» EXERCISE OBJECTIVE: Take the data below and repeat it exactly.

┌──

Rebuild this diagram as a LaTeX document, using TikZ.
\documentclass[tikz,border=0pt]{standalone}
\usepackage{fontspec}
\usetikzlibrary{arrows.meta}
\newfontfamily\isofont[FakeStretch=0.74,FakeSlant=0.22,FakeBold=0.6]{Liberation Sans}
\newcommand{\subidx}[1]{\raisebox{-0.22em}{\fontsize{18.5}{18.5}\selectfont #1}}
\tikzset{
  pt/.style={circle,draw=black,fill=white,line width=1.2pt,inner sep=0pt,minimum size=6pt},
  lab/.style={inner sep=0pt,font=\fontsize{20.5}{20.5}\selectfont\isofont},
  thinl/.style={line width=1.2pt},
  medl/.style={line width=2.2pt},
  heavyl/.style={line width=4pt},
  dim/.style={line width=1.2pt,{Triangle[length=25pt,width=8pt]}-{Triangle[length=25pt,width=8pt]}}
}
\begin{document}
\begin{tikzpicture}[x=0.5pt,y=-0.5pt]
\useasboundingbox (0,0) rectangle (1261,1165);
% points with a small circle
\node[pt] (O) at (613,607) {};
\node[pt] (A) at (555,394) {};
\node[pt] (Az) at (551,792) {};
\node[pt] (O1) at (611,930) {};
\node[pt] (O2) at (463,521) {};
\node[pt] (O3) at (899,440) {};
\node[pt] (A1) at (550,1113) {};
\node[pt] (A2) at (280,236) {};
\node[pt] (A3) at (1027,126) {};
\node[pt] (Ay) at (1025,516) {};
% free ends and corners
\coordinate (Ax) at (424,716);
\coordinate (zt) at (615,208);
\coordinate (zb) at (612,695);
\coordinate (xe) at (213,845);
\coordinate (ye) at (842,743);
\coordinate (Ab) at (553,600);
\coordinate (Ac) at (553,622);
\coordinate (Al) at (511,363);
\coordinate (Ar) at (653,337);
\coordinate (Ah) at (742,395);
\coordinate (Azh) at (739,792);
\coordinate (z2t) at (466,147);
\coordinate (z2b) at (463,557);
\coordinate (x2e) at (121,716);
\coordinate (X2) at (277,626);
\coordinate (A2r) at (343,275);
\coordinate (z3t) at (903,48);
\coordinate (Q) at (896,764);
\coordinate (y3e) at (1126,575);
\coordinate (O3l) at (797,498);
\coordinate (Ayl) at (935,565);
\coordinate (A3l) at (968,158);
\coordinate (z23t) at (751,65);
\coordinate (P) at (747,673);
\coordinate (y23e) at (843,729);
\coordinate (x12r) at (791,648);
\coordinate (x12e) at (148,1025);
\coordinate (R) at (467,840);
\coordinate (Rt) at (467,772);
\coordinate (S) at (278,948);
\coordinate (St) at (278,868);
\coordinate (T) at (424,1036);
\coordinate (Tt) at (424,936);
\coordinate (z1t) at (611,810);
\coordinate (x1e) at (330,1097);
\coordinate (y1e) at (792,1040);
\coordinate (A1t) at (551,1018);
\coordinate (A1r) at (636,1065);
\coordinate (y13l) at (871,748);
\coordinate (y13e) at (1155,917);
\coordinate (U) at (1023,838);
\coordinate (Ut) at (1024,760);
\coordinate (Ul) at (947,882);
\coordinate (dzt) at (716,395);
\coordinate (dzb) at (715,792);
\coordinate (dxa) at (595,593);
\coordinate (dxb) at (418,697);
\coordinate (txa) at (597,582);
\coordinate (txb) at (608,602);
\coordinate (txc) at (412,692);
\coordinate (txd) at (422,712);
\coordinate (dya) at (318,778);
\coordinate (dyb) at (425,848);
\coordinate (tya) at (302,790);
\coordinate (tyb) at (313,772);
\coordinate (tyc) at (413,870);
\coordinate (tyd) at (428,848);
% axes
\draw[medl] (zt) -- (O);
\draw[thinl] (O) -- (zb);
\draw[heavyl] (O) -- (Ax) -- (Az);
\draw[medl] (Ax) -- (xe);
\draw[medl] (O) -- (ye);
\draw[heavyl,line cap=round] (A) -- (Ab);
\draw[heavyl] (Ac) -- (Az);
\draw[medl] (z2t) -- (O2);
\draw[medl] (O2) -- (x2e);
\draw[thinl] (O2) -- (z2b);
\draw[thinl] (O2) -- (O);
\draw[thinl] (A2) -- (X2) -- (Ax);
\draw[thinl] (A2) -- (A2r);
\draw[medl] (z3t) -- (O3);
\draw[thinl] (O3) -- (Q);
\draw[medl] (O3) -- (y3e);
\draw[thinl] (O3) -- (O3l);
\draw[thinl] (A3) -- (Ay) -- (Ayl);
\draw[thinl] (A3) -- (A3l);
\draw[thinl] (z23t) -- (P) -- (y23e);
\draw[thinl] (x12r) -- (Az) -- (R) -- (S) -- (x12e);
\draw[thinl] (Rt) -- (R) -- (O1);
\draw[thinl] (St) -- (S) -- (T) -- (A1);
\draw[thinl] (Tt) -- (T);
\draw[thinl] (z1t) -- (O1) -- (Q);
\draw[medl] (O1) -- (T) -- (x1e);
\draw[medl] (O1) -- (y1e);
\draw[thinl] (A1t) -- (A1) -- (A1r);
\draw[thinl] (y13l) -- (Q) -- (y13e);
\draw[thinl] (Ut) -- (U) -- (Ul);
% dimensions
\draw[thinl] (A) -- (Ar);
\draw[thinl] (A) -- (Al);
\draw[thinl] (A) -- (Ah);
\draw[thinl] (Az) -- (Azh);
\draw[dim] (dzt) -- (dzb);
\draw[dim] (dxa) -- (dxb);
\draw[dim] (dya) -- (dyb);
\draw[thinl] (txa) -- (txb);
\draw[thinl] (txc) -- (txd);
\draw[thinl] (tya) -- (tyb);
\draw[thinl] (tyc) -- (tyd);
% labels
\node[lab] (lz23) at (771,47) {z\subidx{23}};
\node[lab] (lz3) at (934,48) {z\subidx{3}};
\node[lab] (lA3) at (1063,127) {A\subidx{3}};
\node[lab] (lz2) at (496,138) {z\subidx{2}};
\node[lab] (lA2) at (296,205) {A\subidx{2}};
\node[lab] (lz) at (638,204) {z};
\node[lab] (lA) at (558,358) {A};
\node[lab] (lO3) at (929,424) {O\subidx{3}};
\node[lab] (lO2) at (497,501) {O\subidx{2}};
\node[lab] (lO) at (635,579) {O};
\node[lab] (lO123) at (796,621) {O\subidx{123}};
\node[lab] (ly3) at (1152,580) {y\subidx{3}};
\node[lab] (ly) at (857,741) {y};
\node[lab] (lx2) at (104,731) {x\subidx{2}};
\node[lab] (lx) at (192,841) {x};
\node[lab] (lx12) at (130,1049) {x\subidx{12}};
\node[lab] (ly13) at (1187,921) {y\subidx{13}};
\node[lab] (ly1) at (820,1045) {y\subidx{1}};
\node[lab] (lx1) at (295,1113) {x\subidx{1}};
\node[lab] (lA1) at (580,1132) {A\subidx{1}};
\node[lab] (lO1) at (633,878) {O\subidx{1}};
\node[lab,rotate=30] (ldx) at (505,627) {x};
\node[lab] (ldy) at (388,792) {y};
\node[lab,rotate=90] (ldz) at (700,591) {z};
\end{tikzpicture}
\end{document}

└──

» RESULT OF THIS EXERCISE:
Rebuild this diagram as a LaTeX document, using TikZ.
\documentclass[tikz,border=0pt]{standalone}
\usepackage{fontspec}
\usetikzlibrary{arrows.meta}
\newfontfamily\isofont[FakeStretch=0.74,FakeSlant=0.22,FakeBold=0.6]{Liberation Sans}
\newcommand{\subidx}[1]{\raisebox{-0.22em}{\fontsize{18.5}{18.5}\selectfont #1}}
\tikzset{
  pt/.style={circle,draw=black,fill=white,line width=1.2pt,inner sep=0pt,minimum size=6pt},
  lab/.style={inner sep=0pt,font=\fontsize{20.5}{20.5}\selectfont\isofont},
  thinl/.style={line width=1.2pt},
  medl/.style={line width=2.2pt},
  heavyl/.style={line width=4pt},
  dim/.style={line width=1.2pt,{Triangle[length=25pt,width=8pt]}-{Triangle[length=25pt,width=8pt]}}
}
\begin{document}
\begin{tikzpicture}[x=0.5pt,y=-0.5pt]
\useasboundingbox (0,0) rectangle (1261,1165);
% points with a small circle
\node[pt] (O) at (613,607) {};
\node[pt] (A) at (555,394) {};
\node[pt] (Az) at (551,792) {};
\node[pt] (O1) at (611,930) {};
\node[pt] (O2) at (463,521) {};
\node[pt] (O3) at (899,440) {};
\node[pt] (A1) at (550,1113) {};
\node[pt] (A2) at (280,236) {};
\node[pt] (A3) at (1027,126) {};
\node[pt] (Ay) at (1025,516) {};
% free ends and corners
\coordinate (Ax) at (424,716);
\coordinate (zt) at (615,208);
\coordinate (zb) at (612,695);
\coordinate (xe) at (213,845);
\coordinate (ye) at (842,743);
\coordinate (Ab) at (553,600);
\coordinate (Ac) at (553,622);
\coordinate (Al) at (511,363);
\coordinate (Ar) at (653,337);
\coordinate (Ah) at (742,395);
\coordinate (Azh) at (739,792);
\coordinate (z2t) at (466,147);
\coordinate (z2b) at (463,557);
\coordinate (x2e) at (121,716);
\coordinate (X2) at (277,626);
\coordinate (A2r) at (343,275);
\coordinate (z3t) at (903,48);
\coordinate (Q) at (896,764);
\coordinate (y3e) at (1126,575);
\coordinate (O3l) at (797,498);
\coordinate (Ayl) at (935,565);
\coordinate (A3l) at (968,158);
\coordinate (z23t) at (751,65);
\coordinate (P) at (747,673);
\coordinate (y23e) at (843,729);
\coordinate (x12r) at (791,648);
\coordinate (x12e) at (148,1025);
\coordinate (R) at (467,840);
\coordinate (Rt) at (467,772);
\coordinate (S) at (278,948);
\coordinate (St) at (278,868);
\coordinate (T) at (424,1036);
\coordinate (Tt) at (424,936);
\coordinate (z1t) at (611,810);
\coordinate (x1e) at (330,1097);
\coordinate (y1e) at (792,1040);
\coordinate (A1t) at (551,1018);
\coordinate (A1r) at (636,1065);
\coordinate (y13l) at (871,748);
\coordinate (y13e) at (1155,917);
\coordinate (U) at (1023,838);
\coordinate (Ut) at (1024,760);
\coordinate (Ul) at (947,882);
\coordinate (dzt) at (716,395);
\coordinate (dzb) at (715,792);
\coordinate (dxa) at (595,593);
\coordinate (dxb) at (418,697);
\coordinate (txa) at (597,582);
\coordinate (txb) at (608,602);
\coordinate (txc) at (412,692);
\coordinate (txd) at (422,712);
\coordinate (dya) at (318,778);
\coordinate (dyb) at (425,848);
\coordinate (tya) at (302,790);
\coordinate (tyb) at (313,772);
\coordinate (tyc) at (413,870);
\coordinate (tyd) at (428,848);
% axes
\draw[medl] (zt) -- (O);
\draw[thinl] (O) -- (zb);
\draw[heavyl] (O) -- (Ax) -- (Az);
\draw[medl] (Ax) -- (xe);
\draw[medl] (O) -- (ye);
\draw[heavyl,line cap=round] (A) -- (Ab);
\draw[heavyl] (Ac) -- (Az);
\draw[medl] (z2t) -- (O2);
\draw[medl] (O2) -- (x2e);
\draw[thinl] (O2) -- (z2b);
\draw[thinl] (O2) -- (O);
\draw[thinl] (A2) -- (X2) -- (Ax);
\draw[thinl] (A2) -- (A2r);
\draw[medl] (z3t) -- (O3);
\draw[thinl] (O3) -- (Q);
\draw[medl] (O3) -- (y3e);
\draw[thinl] (O3) -- (O3l);
\draw[thinl] (A3) -- (Ay) -- (Ayl);
\draw[thinl] (A3) -- (A3l);
\draw[thinl] (z23t) -- (P) -- (y23e);
\draw[thinl] (x12r) -- (Az) -- (R) -- (S) -- (x12e);
\draw[thinl] (Rt) -- (R) -- (O1);
\draw[thinl] (St) -- (S) -- (T) -- (A1);
\draw[thinl] (Tt) -- (T);
\draw[thinl] (z1t) -- (O1) -- (Q);
\draw[medl] (O1) -- (T) -- (x1e);
\draw[medl] (O1) -- (y1e);
\draw[thinl] (A1t) -- (A1) -- (A1r);
\draw[thinl] (y13l) -- (Q) -- (y13e);
\draw[thinl] (Ut) -- (U) -- (Ul);
% dimensions
\draw[thinl] (A) -- (Ar);
\draw[thinl] (A) -- (Al);
\draw[thinl] (A) -- (Ah);
\draw[thinl] (Az) -- (Azh);
\draw[dim] (dzt) -- (dzb);
\draw[dim] (dxa) -- (dxb);
\draw[dim] (dya) -- (dyb);
\draw[thinl] (txa) -- (txb);
\draw[thinl] (txc) -- (txd);
\draw[thinl] (tya) -- (tyb);
\draw[thinl] (tyc) -- (tyd);
% labels
\node[lab] (lz23) at (771,47) {z\subidx{23}};
\node[lab] (lz3) at (934,48) {z\subidx{3}};
\node[lab] (lA3) at (1063,127) {A\subidx{3}};
\node[lab] (lz2) at (496,138) {z\subidx{2}};
\node[lab] (lA2) at (296,205) {A\subidx{2}};
\node[lab] (lz) at (638,204) {z};
\node[lab] (lA) at (558,358) {A};
\node[lab] (lO3) at (929,424) {O\subidx{3}};
\node[lab] (lO2) at (497,501) {O\subidx{2}};
\node[lab] (lO) at (635,579) {O};
\node[lab] (lO123) at (796,621) {O\subidx{123}};
\node[lab] (ly3) at (1152,580) {y\subidx{3}};
\node[lab] (ly) at (857,741) {y};
\node[lab] (lx2) at (104,731) {x\subidx{2}};
\node[lab] (lx) at (192,841) {x};
\node[lab] (lx12) at (130,1049) {x\subidx{12}};
\node[lab] (ly13) at (1187,921) {y\subidx{13}};
\node[lab] (ly1) at (820,1045) {y\subidx{1}};
\node[lab] (lx1) at (295,1113) {x\subidx{1}};
\node[lab] (lA1) at (580,1132) {A\subidx{1}};
\node[lab] (lO1) at (633,878) {O\subidx{1}};
\node[lab,rotate=30] (ldx) at (505,627) {x};
\node[lab] (ldy) at (388,792) {y};
\node[lab,rotate=90] (ldz) at (700,591) {z};
\end{tikzpicture}
\end{document}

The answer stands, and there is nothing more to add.